* WORK TO BE COMPLETED
Skip the pictures, please, and write out exactly the lines from the opening of the data through the line containing "import * as".

====== SOURCE EXCERPT ======

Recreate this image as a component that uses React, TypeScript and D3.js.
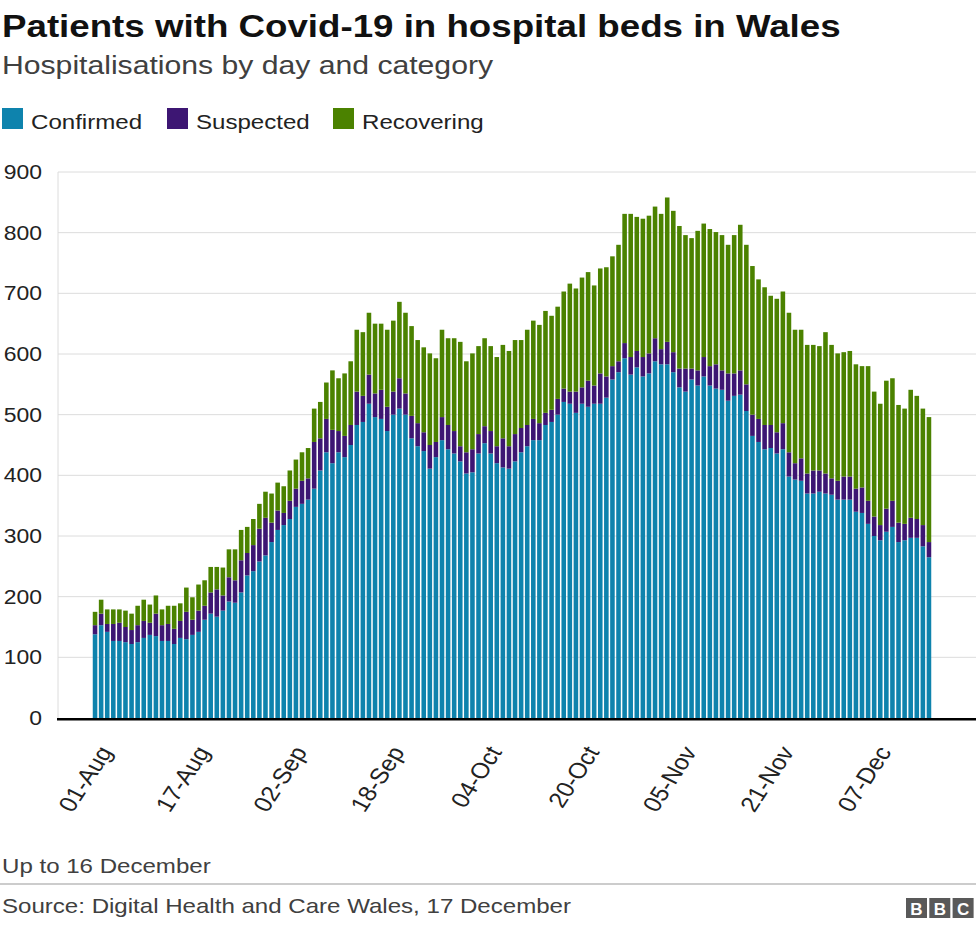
import React from "react";
import * as d3 from "d3";

const confirmed = [
  138,153,142,127,127,125,122,125,132,137,
  135,127,127,122,132,130,137,142,162,172,
  167,177,192,190,207,235,242,258,268,290,
  310,318,328,348,353,360,378,408,438,420,
  438,430,450,483,488,518,496,493,473,500,
  510,500,461,448,440,411,430,458,443,436,
  423,403,405,436,453,436,420,413,411,423,
  438,448,458,458,483,488,500,521,518,503,
  518,513,518,518,528,558,570,593,566,578,
  563,568,588,583,583,570,545,538,558,548,
  563,548,543,541,523,531,533,506,465,455,
  443,445,436,443,398,393,391,370,370,373,
  370,368,360,360,360,340,338,320,300,293,
  307,315,290,293,297,297,283,265,
];
const suspected = [
  15,19,13,28,30,25,23,28,28,20,
  37,26,28,25,28,45,25,35,23,35,
  45,25,40,37,53,37,43,54,62,32,
  32,20,30,30,38,35,77,53,55,55,
  35,35,33,55,43,48,39,48,40,38,
  50,35,37,38,31,39,25,38,40,37,
  25,35,38,32,28,37,28,48,37,45,
  40,35,35,28,20,20,26,22,20,35,
  27,43,30,50,35,22,18,25,29,27,
  32,33,38,25,37,33,31,38,18,25,
  32,32,40,32,45,37,40,44,35,38,
  40,38,35,43,40,27,37,33,38,35,
  33,27,31,38,38,38,42,38,32,25,
  38,43,32,27,33,31,35,25,
];
const recovering = [
  22,23,24,24,22,27,27,32,35,30,
  30,26,30,38,29,40,37,43,42,42,
  37,46,46,51,50,43,43,41,43,48,
  46,44,50,48,47,50,55,60,60,98,
  87,103,105,102,105,102,115,109,127,117,
  126,133,148,137,140,151,138,144,143,153,
  172,150,158,145,145,140,147,154,157,155,
  145,157,162,162,168,155,152,160,178,170,
  181,179,165,173,180,181,192,213,236,221,
  228,227,217,223,238,233,235,220,215,230,
  220,226,218,223,212,228,240,230,245,230,
  227,213,220,217,230,220,212,212,207,205,
  233,220,210,205,207,205,200,222,206,200,
  211,202,194,190,211,203,192,206,
];

const seriesKeys = ["confirmed", "suspected", "recovering"];
const seriesLabels = ["Confirmed", "Suspected", "Recovering"];
const seriesColors = ["#0e83ad", "#3d1673", "#4b8200"];

const startDate = new Date(2020, 7, 1);
const days = d3.timeDay.range(startDate, d3.timeDay.offset(startDate, confirmed.length));
const fmt = d3.timeFormat("%d-%b");
const tickLabels = ["01-Aug", "17-Aug", "02-Sep", "18-Sep", "04-Oct", "20-Oct", "05-Nov", "21-Nov", "07-Dec"];
const yTicks = [0, 100, 200, 300, 400, 500, 600, 700, 800, 900];

const W = 976;
const H = 930;
const SX = 1.147;
const FONT = "'Liberation Sans', Arial, Helvetica, sans-serif";

export default function App() {
  const rows = days.map((d, i) => ({
    key: fmt(d),
    confirmed: confirmed[i],
    suspected: suspected[i],
    recovering: recovering[i],
  }));
  const stacked = d3.stack<any>().keys(seriesKeys)(rows);

  const x = d3
    .scaleBand<string>()
    .domain(rows.map((r) => r.key))
    .range([92, 932])
    .paddingInner(0.25)
    .paddingOuter(0.125);
  const y = d3.scaleLinear().domain([0, 900]).range([718, 172]);

  const legendX = [2, 167, 333];

  const T = (tx: number, ty: number, extra = "") => `translate(${tx},${ty}) scale(${SX},1)${extra}`;

  return (
    <svg
      width={W}
      height={H}
      style={{ position: "absolute", left: 0, top: 0, background: "#fff" }}
      fontFamily={FONT}
    >
      <rect x={0} y={0} width={W} height={H} fill="#ffffff" />
      {/* Title */}
      <text transform={T(2, 37)} fontSize={32} fontWeight="bold" fill="#111">
        Patients with Covid-19 in hospital beds in Wales
      </text>
      <text transform={T(2, 74)} fontSize={26.3} fill="#404040">
        Hospitalisations by day and category
      </text>

      {/* Legend */}
      {seriesLabels.map((lab, i) => (
        <g key={lab}>
          <rect x={legendX[i]} y={108} width={21} height={21} fill={seriesColors[i]} />
          <text transform={T(legendX[i] + 29, 129)} fontSize={21} fill="#222">
            {lab}
          </text>
        </g>
      ))}

      {/* Grid */}
      {yTicks.map((t) => (
        <g key={t}>
          {t > 0 && (
            <line x1={58} x2={W} y1={y(t)} y2={y(t)} stroke="#dcdcdc" strokeWidth={1} />
          )}
          <text transform={T(42, y(t) + 7)} fontSize={20} fill="#222" textAnchor="end">
            {t}
          </text>
        </g>
      ))}
      <line x1={58} x2={58} y1={y(900)} y2={y(0)} stroke="#dcdcdc" strokeWidth={1} />

      {/* Bars */}
      {stacked.map((s, si) => (
        <g key={s.key} fill={seriesColors[si]}>
          {s.map((d: any, i: number) => (
            <rect
              key={i}
              x={x(rows[i].key)}
              width={x.bandwidth()}
              y={y(d[1])}
              height={y(d[0]) - y(d[1])}
            />
          ))}
        </g>
      ))}

      {/* Baseline */}
      <line x1={57} x2={W} y1={719.3} y2={719.3} stroke="#000" strokeWidth={2.5} />

      {/* X labels */}
      {tickLabels.map((lab) => {
        const cx = (x(lab) as number) + x.bandwidth() / 2;
        return (
          <text
            key={lab}
            transform={T(cx + 18, 752, " rotate(-60)")}
            fontSize={22}
            fill="#222"
            textAnchor="end"
          >
            {lab}
          </text>
        );
      })}

      {/* Footer */}
      <text transform={T(2, 873)} fontSize={21} fill="#404040">
        Up to 16 December
      </text>
      <line x1={0} x2={W} y1={884} y2={884} stroke="#cccccc" strokeWidth={2} />
      <text transform={T(2, 913)} fontSize={21} fill="#404040">
        Source: Digital Health and Care Wales, 17 December
      </text>
      {["B", "B", "C"].map((c, i) => (
        <g key={i}>
          <rect x={906 + i * 23.3} y={898} width={21} height={20} fill="#595959" />
          <text
            x={906 + i * 23.3 + 10.5}
            y={914.5}
            fontSize={17}
            fontWeight="bold"
            fill="#fff"
            textAnchor="middle"
          >
            {c}
          </text>
        </g>
      ))}
    </svg>
  );
}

======

* RESPONSE TO THIS TASK
Recreate this image as a component that uses React, TypeScript and D3.js.
import React from "react";
import * as d3 from "d3";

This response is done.